Somou-se recentemente a esta
tendência o narrador Marcelo Lillo, afirmando que a literatura chilena não lhe
interessa e declarando ao mesmo tempo que com seu livro de contos pretende
renovar a literatura chilena. É curioso querer renovar um panorama que se
desconhece, ainda que estes atrevimentos sejam, de alguma maneira, saudáveis.

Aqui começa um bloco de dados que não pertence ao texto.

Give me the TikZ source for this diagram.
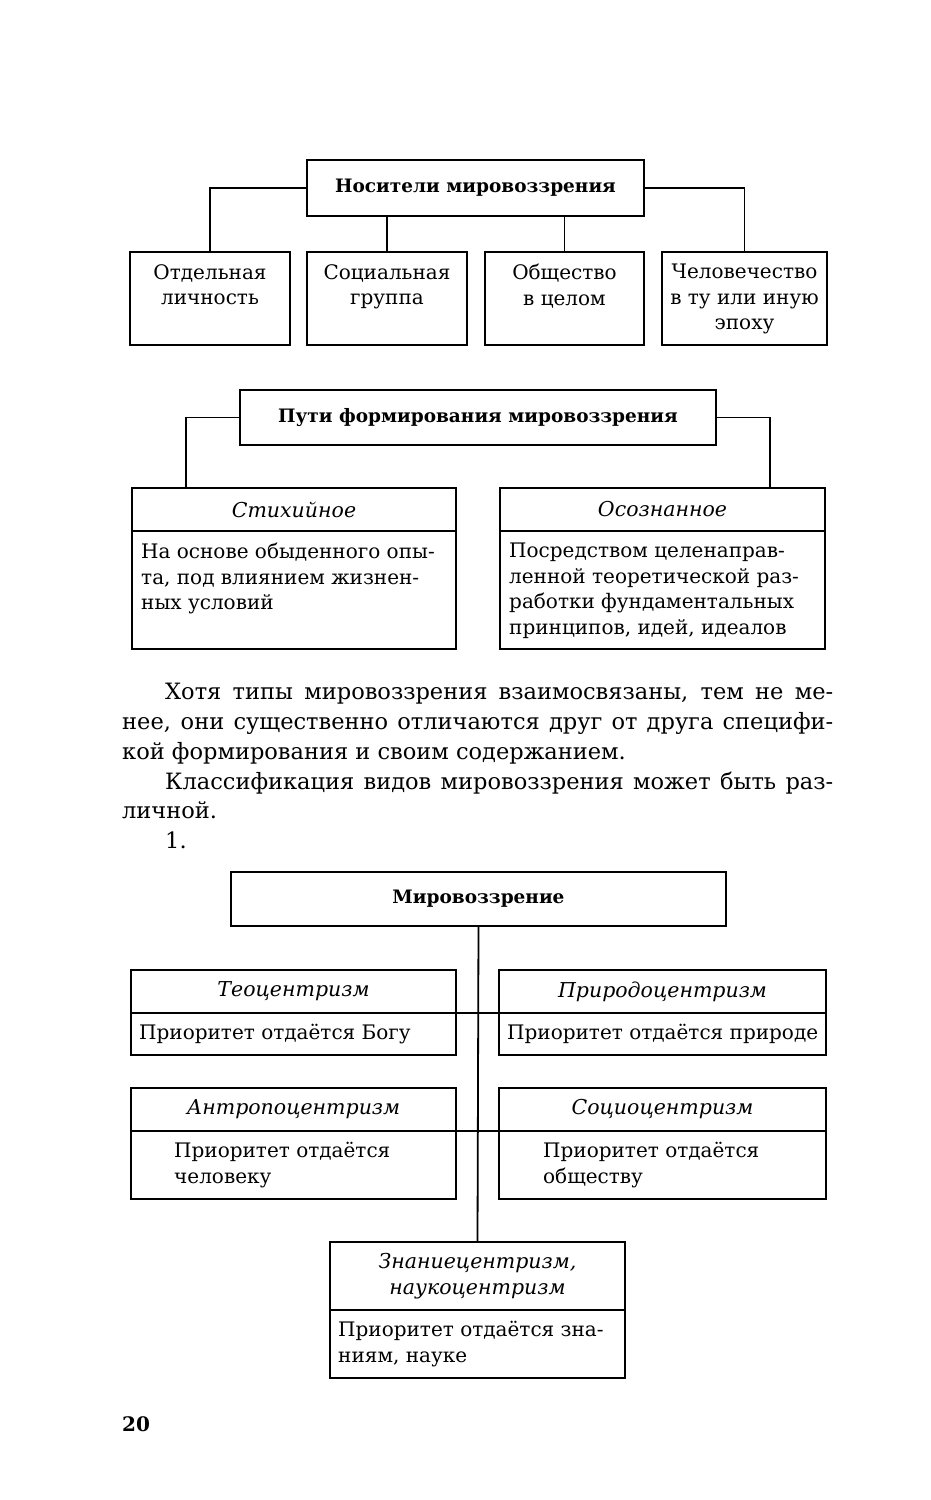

Eu sim li o tão adequado livro de Marcelo Lillo, graças a Rafael Gamucio, que
me presenteou com ele depois de garantir que Lillo era um grande contista. Não
o li e não penso em lê-lo, disse-me Gamucio, mas é muito bom, não preciso lê-lo
para saber que é muito bom, melhor que Cheever, melhor que Carver, melhor que
todos.
Em meio a tudo isso, o recente Prêmio
Nobel de Jean-Marie Le Clézio nos pegou de surpresa. Do autor li apenas
O
africano, um livro brilhante, mas seria impróprio opinar, a partir de uma
base tão precária, se o prêmio é ou não merecido. “Quem é esse aí? Não conhecia
nem de nome”, escreveu em seu blog, acerca disso, um desconsolado Alberto
Faguet. Mais empenhada que seus colegas parece ser Carla Guelfenbein, que
declarou ter lido le Clézio nada menos do que por recomendação direta do também
Prêmio Nobel J. M. Coetzee, que conheceu em um encontro de escritores na
Islândia.
Há alguns anos escrevi uma resenha
pouco favorável sobre o primeiro livro de Carla Guelfenbein e, à luz dos
comentários atuais sobre
El resto es silencio, seu romance mais recente,
estava eu então equivocado.
Seja como
for, é muito tarde para comprová-lo, pois ninguém vai me tirar o prazer de não
ler alguns livros, e a verdade é que não voltaria a ler um romance de Carla
Guelfeinbein nem que ele fosse recomendado pelo mesmíssimo Coetzee.